Dudok de Wit, making his first feature after decades crafting animated shorts, plunges us headfirst into the action as an unnamed man is tossed between ocean waves among the wreckage of his boat. Before long he washes up on an island and sets about exploring, but if he has thoughts about his situation beyond the drive to escape it, he keeps them to himself. The movie, which Dudok de Wit co-wrote with Bird People’s Pascale Ferran, has no dialogue beyond the occasional grunt or yell. Its protagonist has no name, no backstory, and barely anything in the way of distinguishing features; his body is realistically outlined, but his face is little more than two dots and an upside-down 7 of a nose, and he’s often shot from a distance so that even if he had features, we wouldn’t be able to see them. He’s like a human-shaped hole in the screen, an invitation to insert yourself into the story.

The man—can we call him anything else?—gets himself into trouble almost immediately, slipping deep into a rocky inlet before re-emerging through a narrow underwater crevasse (the first of many rebirths). Soon he builds a raft out of bamboo and vines, using foliage as a sail, but his craft is attacked from below and splinters into pieces. He builds another raft, and it happens again, but still he can find no sight of a creature large enough to cause so much damage. The cycle repeats, and soon time, too, begins to splinter.

The Red Turtle is the first movie from Japan’s Studio Ghibli to be directed by a foreign artist (Dudok de Wit is Dutch), with Ghibli co-founder Isao Takahata (The Tale of the Princess Kaguya) credited as its artistic producer. The technique is a blend of hand-drawn and computer animation, and like Ghibli’s classic films, especially Hayao Miyazaki’s, it lavishes as much attention on the natural world as the creatures who inhabit it. But though it has the shape of a fairy tale, The Red Turtle’s perspective is distinctly adult, and its vision of nature is harsher than Miyazaki’s.

Its release the weekend before Oscar nominations are announced suggests that distributor Sony Pictures Classics is confident it will make the final five alongside such foreordained candidates as Zootopia and Moana, but it’s both the most simply beautiful and the least welcoming of the likely nominees. Dudok de Wit works with a narrow palette, so much so that the man’s black-and-white dreams are sometimes difficult to distinguish from his modestly polychromatic waking life, but that palette explodes when he discovers that the creature who has been destroying his raft is a bright crimson turtle—threatening in its massive size but otherwise apparently indifferent to his fate.

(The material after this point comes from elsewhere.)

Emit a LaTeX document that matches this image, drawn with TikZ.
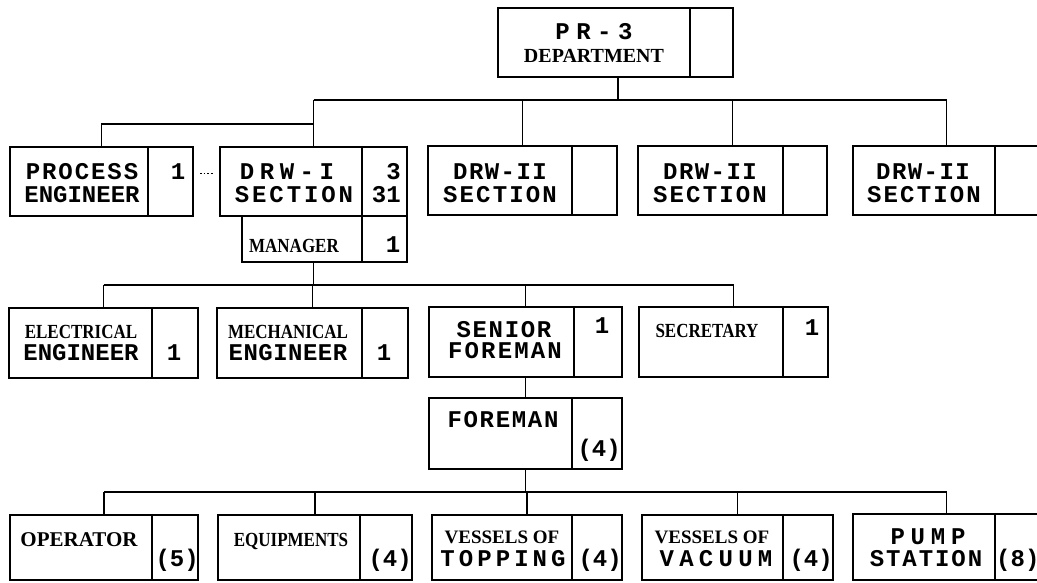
\documentclass[tikz,border=0pt]{standalone}
\usepackage{fontspec}
\usetikzlibrary{fit}
\newfontfamily\monof{Liberation Mono}
\newfontfamily\serf{Liberation Serif}
\newfontfamily\condf[FakeStretch=0.85]{Liberation Serif}
\newcommand\lsp[2]{{\addfontfeatures{LetterSpace=#1}#2}}
\tikzset{
  box/.style={draw, line width=2.2pt, inner sep=0pt},
  divline/.style={line width=2pt},
  conn/.style={line width=1.6pt},
  mtext/.style={font=\monof\bfseries\fontsize{24}{24}\selectfont, inner sep=0pt, anchor=base},
  ctext/.style={font=\condf\bfseries\fontsize{20}{20}\selectfont, inner sep=0pt, anchor=base},
  stext/.style={font=\serf\bfseries\fontsize{21}{21}\selectfont, inner sep=0pt, anchor=base},
}
\newcommand\mkbox[6]{%
  \node[box, fit={(#2,#3) (#4,#5)}] (#1) {};
  \draw[divline] (#6,0 |- #1.north) -- (#6,0 |- #1.south);
}
\begin{document}
\begin{tikzpicture}[x=1pt,y=-1pt]
\useasboundingbox (0,0) rectangle (1037,583);
\clip (0,0) rectangle (1037,583);
% boxes
\mkbox{dept}{498}{8}{733}{77}{690}
\mkbox{pe}{10}{147}{193}{216}{148}
\mkbox{drw1}{220}{147}{407}{216}{362}
\mkbox{drwa}{428}{146}{617}{215}{572}
\mkbox{drwb}{638}{146}{827}{215}{783}
\mkbox{drwc}{853}{146}{1040}{215}{995}
\mkbox{mgr}{242}{216}{407}{262}{362}
\mkbox{ee}{9}{308}{198}{378}{152}
\mkbox{me}{217}{308}{408}{378}{362}
\mkbox{sf}{429}{307}{622}{377}{574}
\mkbox{sec}{639}{307}{828}{377}{783}
\mkbox{fm}{429}{398}{622}{469}{572}
\mkbox{op}{10}{515}{198}{580}{152}
\mkbox{eq}{218}{515}{412}{580}{360}
\mkbox{vt}{432}{515}{622}{580}{572}
\mkbox{vv}{642}{515}{833}{580}{783}
\mkbox{ps}{853}{514}{1040}{580}{995}
% texts
\node[mtext] (dept1) at (594,40) {\lsp{27}{PR-3}};
\node[stext, font=\serf\bfseries\fontsize{20}{20}\selectfont] (dept2) at (594,63) {DEPARTMENT};
\node[mtext] (pe1) at (82,180) {\lsp{8}{PROCESS}};
\node[mtext] (pe2) at (82,203) {ENGINEER};
\node[mtext] (pen) at (178,180) {1};
\node[mtext] (d11) at (287,180) {\lsp{23}{DRW-I}};
\node[mtext] (d12) at (294,203) {\lsp{12}{SECTION}};
\node[mtext, anchor=base east] (d1n1) at (401,180) {3};
\node[mtext, anchor=base east] (d1n2) at (401,203) {31};
\node[mtext] (da1) at (500,180) {\lsp{6}{DRW-II}};
\node[mtext] (da2) at (500,203) {\lsp{9}{SECTION}};
\node[mtext] (db1) at (710,180) {\lsp{6}{DRW-II}};
\node[mtext] (db2) at (710,203) {\lsp{9}{SECTION}};
\node[mtext] (dc1) at (923,180) {\lsp{6}{DRW-II}};
\node[mtext] (dc2) at (924,203) {\lsp{9}{SECTION}};
\node[ctext] (mg1) at (294,252) {MANAGER};
\node[mtext] (mgn) at (393,252) {1};
\node[ctext] (ee1) at (81,338) {ELECTRICAL};
\node[mtext] (ee2) at (81,360) {ENGINEER};
\node[mtext] (een) at (174,360) {1};
\node[ctext] (me1) at (288,338) {MECHANICAL};
\node[mtext] (me2) at (288,360) {\lsp{2}{ENGINEER}};
\node[mtext] (men) at (384,360) {1};
\node[mtext] (sf1) at (504,337) {\lsp{7}{SENIOR}};
\node[mtext] (sf2) at (505,358) {\lsp{9}{FOREMAN}};
\node[mtext] (sfn) at (602,333) {1};
\node[ctext] (sc1) at (707,337) {SECRETARY};
\node[mtext] (scn) at (812,335) {1};
\node[mtext] (fm1) at (503,427) {\lsp{7}{FOREMAN}};
\node[mtext, anchor=base east] (fmn) at (621,456) {(4)};
\node[stext] (op1) at (79,546) {OPERATOR};
\node[mtext, anchor=base east] (opn) at (199,566) {(5)};
\node[ctext] (eq1) at (291,546) {EQUIPMENTS};
\node[mtext, anchor=base east] (eqn) at (412,566) {(4)};
\node[stext, font=\serf\bfseries\fontsize{19}{19}\selectfont] (vt1) at (502,543) {VESSELS OF};
\node[mtext] (vt2) at (503,566) {\lsp{17}{TOPPING}};
\node[mtext, anchor=base east] (vtn) at (622,566) {(4)};
\node[stext, font=\serf\bfseries\fontsize{19}{19}\selectfont] (vv1) at (712,543) {VESSELS OF};
\node[mtext] (vv2) at (716,566) {\lsp{22}{VACUUM}};
\node[mtext, anchor=base east] (vvn) at (833,566) {(4)};
\node[mtext] (ps1) at (928,544) {\lsp{24}{PUMP}};
\node[mtext] (ps2) at (926,566) {\lsp{8}{STATION}};
\node[mtext, anchor=base west] (psn) at (996,566) {(8)};
% connectors
\coordinate (b0) at (618,100);
\coordinate (bp) at (0,124);
\coordinate (b2) at (0,285);
\coordinate (b3) at (0,492);
\draw[conn] (dept.south -| b0) -- (b0);
\draw[conn] (drw1.north |- b0) -- (drwc.north |- b0);
\foreach \n in {drw1,drwa,drwb,drwc} \draw[conn] (\n.north |- b0) -- (\n.north);
\draw[conn] (pe.north) |- (drw1.north |- bp);
\draw[conn, dotted, line width=1.4pt] ([xshift=6pt,yshift=8pt]pe.east) -- ([xshift=-6pt,yshift=8pt]drw1.west);
\draw[conn] (drw1.north |- mgr.south) -- (drw1.north |- b2);
\draw[conn] (ee.north |- b2) -- (sec.north |- b2);
\foreach \n in {ee,me,sf,sec} \draw[conn] (\n.north |- b2) -- (\n.north);
\draw[conn] (sf.south) -- (fm.north);
\draw[conn] (fm.south) -- (fm.south |- b3);
\draw[conn] (op.north |- b3) -- (ps.north |- b3);
\foreach \n in {op,eq,vt,vv,ps} \draw[conn] (\n.north |- b3) -- (\n.north);
\end{tikzpicture}
\end{document}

Having had only the company of some crabs who scuttle across the beach with the lightness of Cinderella’s mice, the man is entranced by this new arrival, but he’s enraged by it, too, and one day when it’s crawled onto the sand, he manages to attack it and flip it on its back, an act of wanton cruelty that vents some of the man’s fury but fails to dissipate it. From there, The Red Turtle takes a fantastical turn, and then another and another, and for a long time, it’s not clear how much of what we’re seeing we are to believe. He’s already hallucinated a string quartet playing in the surf, the product of a mind desperate for any form of emotional connection; it’s a little like the elaborate psychosis conjured by the isolated protagonist of Charlie Kaufman’s Anomalisa, only infused with hope instead of alienation and self-loathing. There’s no definitive breaking point, or perhaps there are many, or none.

The Red Turtle is so effective at evoking the tangible particulars of the man’s predicament that its turn towards allegory (if that is indeed what it is) threatens to derail the film entirely. That ambiguity complicates our relationship to the film in ways that are never resolved: Are we witnessing the man’s imagination or being asked to imagine the story ourselves? But both halves are achieved with such rapturous minimalism that the best solution is to immerse oneself in the story exactly as it’s presented and leave the figuring out for afterward—or, just as well, do without it altogether. The man is humbled by his environment, and viewers would do well to approach The Red Turtle with the same level of humility.